Advisers to the Food and Drug Administration on Wednesday endorsed COVID-19 vaccines for use in kids ages 6 months to 4 years, meaning the youngest Americans should be eligible for the shots by next week.
The advisory committee blessed the Pfizer shots for ages 6 months to 4 years in a 21-0 vote, and the Moderna shots for ages 6 months to 5 years by the same margin. Advisers said families deserve the chance to protect their children from severe disease as fast-moving variants blanket the country.
“It’s a matter of choice,” said Dr. Wayne Marasco, an adviser and professor of medicine at Harvard Medical School.
The highly anticipated decision, which carries weight with regulators, set the table for the FDA to authorize the shots for emergency use in the coming days. The shots met the agency’s criteria for safety and most side effects were fevers, irritability or fatigue.
Vaccines have been authorized against COVID-19 since December 2020, but it has been a long wait for parents who wanted to pivot to normal routines yet fear their kids will be infected and develop severe disease. Pfizer shots have been available to children ages 5 and up for months, but younger kids remain ineligible.
Other parents might be leery of the shots and figure COVID-19 does not impact young children as severely.
The Centers for Disease Control and Prevention will meet this weekend to discuss who should get the shots, paving the way for a final sign-off on the rollout from CDC Director Rochelle Walensky.
The White House has said it doesn’t want to get ahead of federal agencies but believes shots will reach kids by Tuesday.
The administration will dispatch millions of doses to states upon authorization, though uptake could be slow after the most eager families rush to their pediatricians in the first days.
Only a third of children ages 5 to 11 — the youngest group now eligible — have received the Pfizer shots that are available to this age group. The administration said uptake among families tends to rise gradually.
Pfizer proposed a three-dose regimen for children ages 6 months to 4 years that uses one-tenth of the adult dose. It released data in May that showed a preliminary efficacy of 80% after the third dose, though it was based on a small sample of symptomatic cases in the trial. A final analysis is pending.
Moderna has proposed a two-dose regimen for children ages 6 months to 5 years that uses one-fourth of the adult dose. It released data in late April that said the shots were 37% to 51% effective against symptomatic infection — a low level that is still on par with what adults would expect against the omicron variant after two doses.
It is studying the impact of a third dose in children, though the mismatch in data and dosing could confuse parents trying to choose a vaccine.
Paul Offit, an adviser and a pediatrics professor at the University of Pennsylvania, said two doses from the Pfizer shots didn’t do much, so parents should realize their kids might not be sufficiently protected until months later. The third dose is administered at least eight weeks after the second dose.
The Moderna vaccine may provide more immediate protection since it uses a bigger dose.

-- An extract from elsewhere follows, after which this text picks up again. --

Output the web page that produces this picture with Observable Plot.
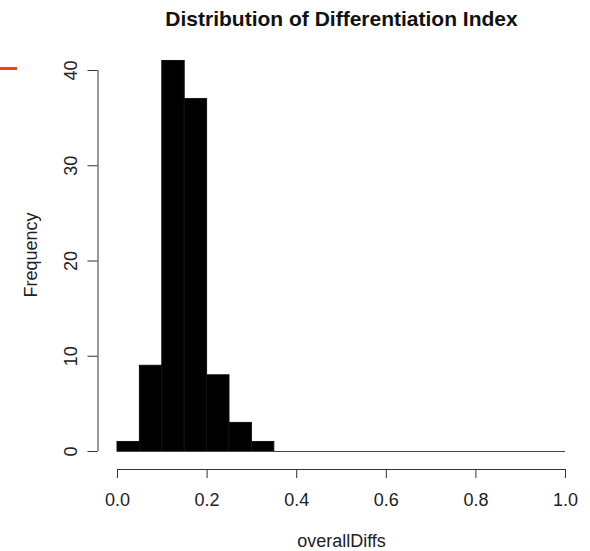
<!DOCTYPE html>
<html>
<head>
<meta charset="utf-8">
<script src="https://cdn.jsdelivr.net/npm/d3@7"></script>
<script src="https://cdn.jsdelivr.net/npm/@observablehq/plot@0.6"></script>
<style>
  html, body { margin: 0; padding: 0; background: #fff; }
  #wrap { position: relative; width: 590px; height: 551px; }
  #mark { position: absolute; left: 0; top: 67px; width: 17px; height: 3px; background: #ff3b1a; z-index: 2; }
</style>
</head>
<body>
<div id="wrap"><div id="mark"></div></div>
<script>
const title = "Distribution of Differentiation Index";
const xLabel = "overallDiffs";
const yLabel = "Frequency";
const binStart = [0.00,0.05,0.10,0.15,0.20,0.25,0.30,0.35,0.40,0.45,0.50,0.55,0.60,0.65,0.70,0.75,0.80,0.85,0.90,0.95];
const binEnd   = [0.05,0.10,0.15,0.20,0.25,0.30,0.35,0.40,0.45,0.50,0.55,0.60,0.65,0.70,0.75,0.80,0.85,0.90,0.95,1.00];
const counts   = [1,9,41,37,8,3,1,0,0,0,0,0,0,0,0,0,0,0,0,0];
const xTicks = [0,0.2,0.4,0.6,0.8,1.0];
const yTicks = [0,10,20,30,40];

const bins = binStart.map((s,i) => ({x0: s, x1: binEnd[i], count: counts[i]}));
const font = "'Liberation Sans', Arial, sans-serif";
const axisColor = "#333";

const chart = Plot.plot({
  width: 590,
  height: 551,
  marginLeft: 117,
  marginRight: 25,
  marginTop: 70,
  marginBottom: 100,
  style: {fontFamily: font, background: "#fff", overflow: "visible"},
  x: {domain: [0, 1]},
  y: {domain: [0, 40]},
  marks: [
    Plot.rectY(bins.filter(d => d.count > 0), {x1: "x0", x2: "x1", y: "count", fill: "black", stroke: "#111", strokeWidth: 1}),
    Plot.ruleY([0], {x1: binStart[0], x2: binEnd[binEnd.length-1], stroke: "#444", strokeWidth: 1}),
    // x axis
    Plot.ruleY([0], {x1: xTicks[0], x2: xTicks[xTicks.length-1], dy: 18, stroke: axisColor}),
    Plot.axisX({ticks: xTicks, tickFormat: d3.format(".1f"), dy: 18, tickSize: 9, tickPadding: 15, fontSize: 18, label: null, stroke: axisColor, fill: "#222"}),
    // y axis
    Plot.ruleX([0], {y1: yTicks[0], y2: yTicks[yTicks.length-1], dx: -19.5, stroke: axisColor}),
    Plot.axisY({ticks: yTicks, tickFormat: d3.format("d"), dx: -19.5, tickSize: 10, tickRotate: -90, tickPadding: 11, fontSize: 18, label: null, stroke: axisColor, fill: "#222"}),
    // labels
    Plot.text([title], {frameAnchor: "top", lineAnchor: "middle", textAnchor: "middle", dy: -51, fontSize: 21, fontWeight: "bold", fill: "#111"}),
    Plot.text([xLabel], {frameAnchor: "bottom", lineAnchor: "middle", textAnchor: "middle", dy: 90, fontSize: 18, fill: "#222"}),
    Plot.text([yLabel], {frameAnchor: "left", lineAnchor: "middle", textAnchor: "middle", dx: -86, dy: -6, rotate: -90, fontSize: 18, fill: "#222"})
  ]
});
document.getElementById("wrap").appendChild(chart);
chart.style.position = "absolute";
chart.style.left = "0";
chart.style.top = "0";
</script>
</body>
</html>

During a public session, commenters on Wednesday urged FDA advisers to endorse both vaccines, saying they are tired of balancing work and other life stressors with the worry their child could get sick from COVID-19.
“Our governments have abandoned the youngest children,” commenter Nicholas Giglia said. “Real families have been impacted by every twist and turn in this process.”
Rep. Louie Gohmert, Texas Republican, told the committee he is worried about cardiac side effects and said vaccination of the youngest could potentially turn into a “dystopian experiment with unknown consequences.”
Some parents aren’t convinced they need to get their kids vaccinated.
A Kaiser Family Foundation poll in April found that only 18% of parents with children under 5 planned to get their kids vaccinated right away, while 38% were in a “wait and see” mode.
Another 11% said they would get their children vaccinated if required, and 27% said they would definitely not seek out the pediatric shots.
Reluctance to vaccinating the youngest children is likely fueled by the fact that COVID-19 hospitalizations and deaths in children are rare in the context of the broader pandemic — although they do occur.
The federal government has documented 30,000 hospitalizations and 500 deaths, according to Surgeon General Vivek Murthy.
One day earlier, the advisory committee endorsed Moderna’s vaccine for use in kids ages 6 and 17, a development that would give this age group a second option besides Pfizer’s vaccine.